The European Accessibility Act (EAA) — Directive 2019/882 — requires ecommerce services operating in the EU to meet WCAG 2.1 Level AA accessibility standards. The compliance deadline is June 28, 2025. This is not a soft launch: member states have been required to implement enforcement mechanisms since 2022, and the first complaints are expected within weeks of the deadline.
Who must comply
The EAA applies to "ecommerce services" — which the directive defines broadly to include any website or app through which consumers can purchase products or services. If your store sells to EU consumers, you must comply regardless of where your business is registered.

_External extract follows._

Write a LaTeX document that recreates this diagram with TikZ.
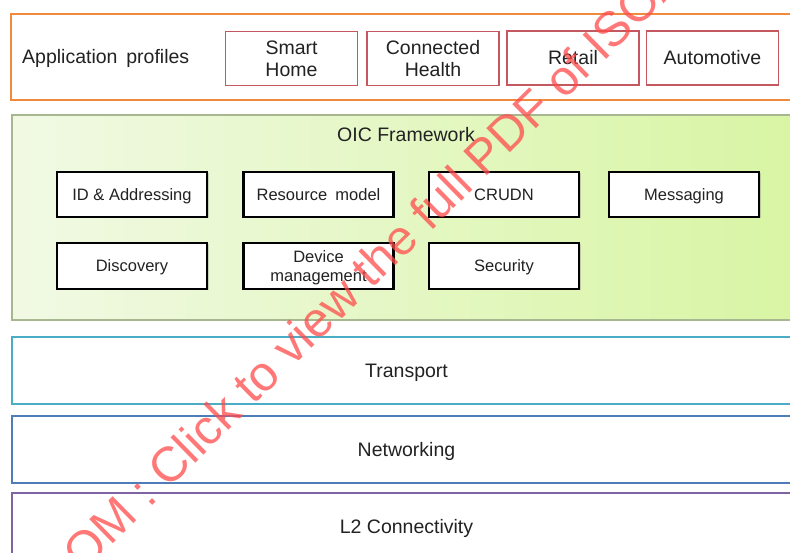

There is a temporary exemption for microenterprises (fewer than 10 employees and annual turnover below €2 million), but this exemption is narrow and applies only to services — not to products themselves.
What WCAG 2.1 AA requires in practice
WCAG 2.1 Level AA covers four areas — Perceivable, Operable, Understandable, and Robust. For ecommerce stores, the most commonly violated requirements are:
- Images need descriptive alt text. Every product image, banner, and UI icon must have alt text that conveys meaning. Decorative images use empty alt="" — but product images must describe what is shown.
- Text must meet 4.5:1 contrast ratio. Grey text on white backgrounds is a widespread failure. Test every text/background combination with a contrast checker. Large text (18pt or 14pt bold) requires only 3:1.
- Forms must have visible labels. Placeholders that disappear when typing are not labels. Every input field, including checkout fields, must have a persistent label.
- The whole site must be keyboard navigable. Users who cannot use a mouse must be able to browse products, add to cart, and complete checkout using keyboard only. Test by pressing Tab through every page.
- The page language must be declared. <html lang="en"> or the equivalent in the store's language. This is a one-line fix but extremely common WCAG failure.
- Pinch-to-zoom must not be disabled. Remove user-scalable=no from any viewport meta tags. Zoom is essential for low-vision users.
Enforcement and penalties
Each EU member state designates its own enforcement authority. Some notable examples:
- Germany: State consumer protection offices and the Bundesnetzagentur. Fines under the BITV 2.0 can reach tens of thousands of euros.
- France: DGCCRF (Direction Générale de la Concurrence) enforces accessibility requirements. Up to €25,000 per violation.
- Spain: AEPD (Agencia Española de Protección de Datos) and sector-specific regulators. Fines up to €300,000.
- Netherlands: ACM (Autoriteit Consument & Markt). Up to €900,000 per violation for serious cases.
In addition to regulatory fines, the EAA creates private enforcement rights — users can complain to national bodies, and some member states allow non-governmental organisations to bring collective actions.
How to prioritise your fixes
If you are starting from zero, focus on the high-impact, low-effort fixes first:
- Add alt text to all product images (highest impact, usually a data entry task)
- Fix the html lang attribute if missing (one-minute code change)
- Remove user-scalable=no from viewport meta (one-minute code change)
- Add visible labels to all form fields
- Fix colour contrast in your CSS — typically limited to a few colour variables
- Test keyboard navigation and fix any focus-trap or tab-order issues
Many of these require zero design changes — they are code and content tasks. Use our free scanner to identify which specific failures affect your store, then work through them systematically.
The business case beyond compliance
An accessible store is not just legally required — it converts better. Screen reader users and keyboard-only users represent a significant minority of consumers, and accessibility improvements directly correlate with better SEO (alt text, semantic HTML, logical structure). Stores that fix accessibility before the deadline avoid both legal risk and the cost of rushed remediation later.